Un mauvais garçon (Jean Boyer, 1936)

Une avocate débutante s’entiche de son premier client.

Une comédie légère et assez distrayante qu’une mise en scène déficiente (notamment lorsqu’il s’agit d’évoquer les milieux sociaux) et un rythme mollasson empêchent cependant de rivaliser avec ses homologues américains de l’époque. La fin, pour astucieuse qu’elle soit, désamorce les velléités progressiste exprimées jusqu’ici et fait retrouver au film le train-train conservateur qui est évidemment le sien. Les chansons de Van Parys -dont plusieurs sont devenues des standards- et la frimousse de la jeune Darrieux agrémentent le tout.

Condamné au silence (The court martial of Billy Mitchell, Otto Preminger 1955)

Dans les années 20, l’assignation en court martiale du général Mitchell coupable d’avoir publiquement critiqué le manque d’investissement de l’armée dans l’aviation.

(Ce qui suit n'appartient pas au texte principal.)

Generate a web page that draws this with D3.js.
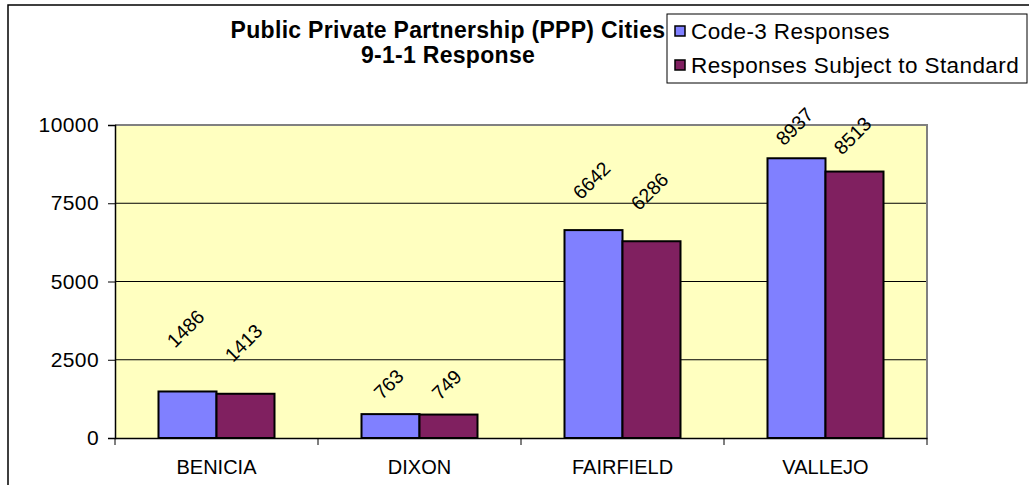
<!DOCTYPE html>
<html>
<head>
<meta charset="utf-8">
<script src="https://cdn.jsdelivr.net/npm/d3@7"></script>
<style>
  html, body { margin: 0; padding: 0; background: #ffffff; }
  svg { display: block; font-family: Arial, "Liberation Sans", sans-serif; }
</style>
</head>
<body>
<svg id="chart" width="1029" height="485"></svg>
<script>
// ---- data ----
const titleLines = ["Public Private Partnership (PPP) Cities", "9-1-1 Response"];
const categories = ["BENICIA", "DIXON", "FAIRFIELD", "VALLEJO"];
const seriesNames = ["Code-3 Responses", "Responses Subject to Standard"];
const code3 = [1486, 763, 6642, 8937];
const subjectToStandard = [1413, 749, 6286, 8513];
const yTicks = [0, 2500, 5000, 7500, 10000];

// ---- presentation ----
const colors = ["#8080FF", "#802060"];
// how far (px) each value label sits above its bar (as placed in the original)
const labelLift = [[63, 51], [30, 30], [50, 50], [32, 36]];

const svg = d3.select("#chart");
const plot = { left: 115, right: 927, top: 125, bottom: 438 };

// outer chart frame (extends past the window on right/bottom)
svg.append("rect")
  .attr("x", 8).attr("y", 5).attr("width", 1100).attr("height", 600)
  .attr("fill", "#ffffff").attr("stroke", "#000").attr("stroke-width", 1.5);

const x0 = d3.scaleBand().domain(categories).range([plot.left, plot.right]).paddingInner(0).paddingOuter(0);
const x1 = d3.scaleBand().domain(seriesNames).range([0, x0.bandwidth()]).paddingInner(0).paddingOuter(0.75);
const y = d3.scaleLinear().domain([0, 10000]).range([plot.bottom, plot.top]);

// plot area background
svg.append("rect")
  .attr("x", plot.left).attr("y", plot.top)
  .attr("width", plot.right - plot.left).attr("height", plot.bottom - plot.top)
  .attr("fill", "#FFFFC0");

// gridlines
svg.append("g").selectAll("line")
  .data(yTicks.filter(d => d > 0 && d < 10000))
  .join("line")
  .attr("x1", plot.left).attr("x2", plot.right)
  .attr("y1", d => y(d)).attr("y2", d => y(d))
  .attr("stroke", "#000").attr("stroke-width", 1);

// plot border top & right (gray)
svg.append("path")
  .attr("d", `M${plot.left},${plot.top}H${plot.right}V${plot.bottom}`)
  .attr("fill", "none").attr("stroke", "#808080").attr("stroke-width", 2);

// bars
const series = [code3, subjectToStandard];
const groups = svg.append("g").selectAll("g")
  .data(categories)
  .join("g")
  .attr("transform", d => `translate(${x0(d)},0)`);

groups.selectAll("rect")
  .data((c, i) => seriesNames.map((s, j) => ({ s, j, v: series[j][i] })))
  .join("rect")
  .attr("x", d => x1(d.s))
  .attr("y", d => y(d.v))
  .attr("width", x1.bandwidth())
  .attr("height", d => y(0) - y(d.v))
  .attr("fill", d => colors[d.j])
  .attr("stroke", "#000").attr("stroke-width", 2);

// value labels (rotated)
groups.selectAll("text")
  .data((c, i) => seriesNames.map((s, j) => ({ s, j, i, v: series[j][i] })))
  .join("text")
  .attr("transform", d => {
    const cx = x1(d.s) + x1.bandwidth() / 2 - 2;
    const cy = y(d.v) - labelLift[d.i][d.j];
    return `translate(${cx},${cy}) rotate(-45)`;
  })
  .attr("text-anchor", "middle")
  .attr("dominant-baseline", "central")
  .attr("font-size", 19.5)
  .attr("fill", "#000")
  .text(d => d.v);

// y axis
const yAxis = d3.axisLeft(y).tickValues(yTicks).tickSize(7).tickPadding(9).tickFormat(d3.format("d"));
const gy = svg.append("g").attr("transform", `translate(${plot.left},0)`).call(yAxis);
gy.select(".domain").attr("stroke", "#000").attr("stroke-width", 1.5);
gy.selectAll(".tick line").attr("stroke", "#000").attr("stroke-width", 1);
gy.selectAll(".tick text").attr("font-size", 21).attr("letter-spacing", "0.4px")
  .attr("font-family", "Arial, 'Liberation Sans', sans-serif").attr("fill", "#000");

// x axis
const xAxis = d3.axisBottom(x0).tickSize(0).tickPadding(22);
const gx = svg.append("g").attr("transform", `translate(0,${plot.bottom})`).call(xAxis);
gx.select(".domain").attr("stroke", "#000").attr("stroke-width", 1.5);
gx.selectAll(".tick text").attr("font-size", 20).attr("font-family", "Arial, 'Liberation Sans', sans-serif").attr("fill", "#000");
// category boundary tick marks
const boundaries = categories.map(c => x0(c)).concat([x0(categories[categories.length - 1]) + x0.bandwidth()]);
svg.append("g").selectAll("line")
  .data(boundaries)
  .join("line")
  .attr("x1", d => d).attr("x2", d => d)
  .attr("y1", plot.bottom).attr("y2", plot.bottom + 7)
  .attr("stroke", "#000").attr("stroke-width", 1);

// title
svg.append("g").selectAll("text")
  .data(titleLines)
  .join("text")
  .attr("x", 448)
  .attr("y", (d, i) => 38 + i * 25)
  .attr("text-anchor", "middle")
  .attr("font-weight", "bold")
  .attr("font-size", 23)
  .attr("letter-spacing", "0.3px")
  .attr("fill", "#000")
  .text(d => d);

// legend
const lg = svg.append("g");
lg.append("rect")
  .attr("x", 667).attr("y", 14).attr("width", 360).attr("height", 69)
  .attr("fill", "#fff").attr("stroke", "#000").attr("stroke-width", 1);
const li = lg.selectAll("g.item")
  .data(seriesNames)
  .join("g").attr("class", "item")
  .attr("transform", (d, i) => `translate(675,${31 + i * 34})`);
li.append("rect")
  .attr("x", 0).attr("y", -5).attr("width", 10).attr("height", 10)
  .attr("fill", (d, i) => colors[i]).attr("stroke", "#000").attr("stroke-width", 1.5);
li.append("text")
  .attr("x", 16).attr("y", 0)
  .attr("dominant-baseline", "central")
  .attr("font-size", 22.5)
  .attr("letter-spacing", "0.4px")
  .attr("fill", "#000")
  .text(d => d);
</script>
</body>
</html>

Premier des films « à grand sujet » d’Otto Preminger, The court martial of Billy Mitchell raconte le combat d’un homme qui avait raison avant et contre tout le monde. En 1923, le général Mitchell prédit l’attaque de Pearl Harbour par les Japonais et ses compatriotes lui rirent au nez avant de le virer de l’armée. On retrouve dans la présentation de ce conflit les qualités du metteur en scène viennois: respect du point de vue adverse, absence de simplification du conflit d’idées via un conflit de personnes (pas de méchant), refus des facilités dramatiques (voir comment la fin esquive la tentation mélo), refus de la démagogie, hauteur du point de vue, grandeur conférée notamment par la solennelle rigueur du découpage en Cinémascope (format alors peu usité pour les huis-clos).

Le film est d’autant plus fort et beau que son propos ne se réduit pas à une attaque contre le rigorisme militaire. C’est l’exposition du dilemme cornélien d’un grand soldat se rendant compte que le corps dans lequel il croit depuis toujours se fourvoie dramatiquement. C’est autrement plus subtil et profond que Les sentiers de la gloire. Ce pourrait n’être qu’intelligent, n’était le jeu finement décalé de Gary Cooper qui rend sensible la façon dont sa révolte mine physiquement Mitchell. Le conflit politique se double alors d’un désastre intime et c’est discrètement émouvant.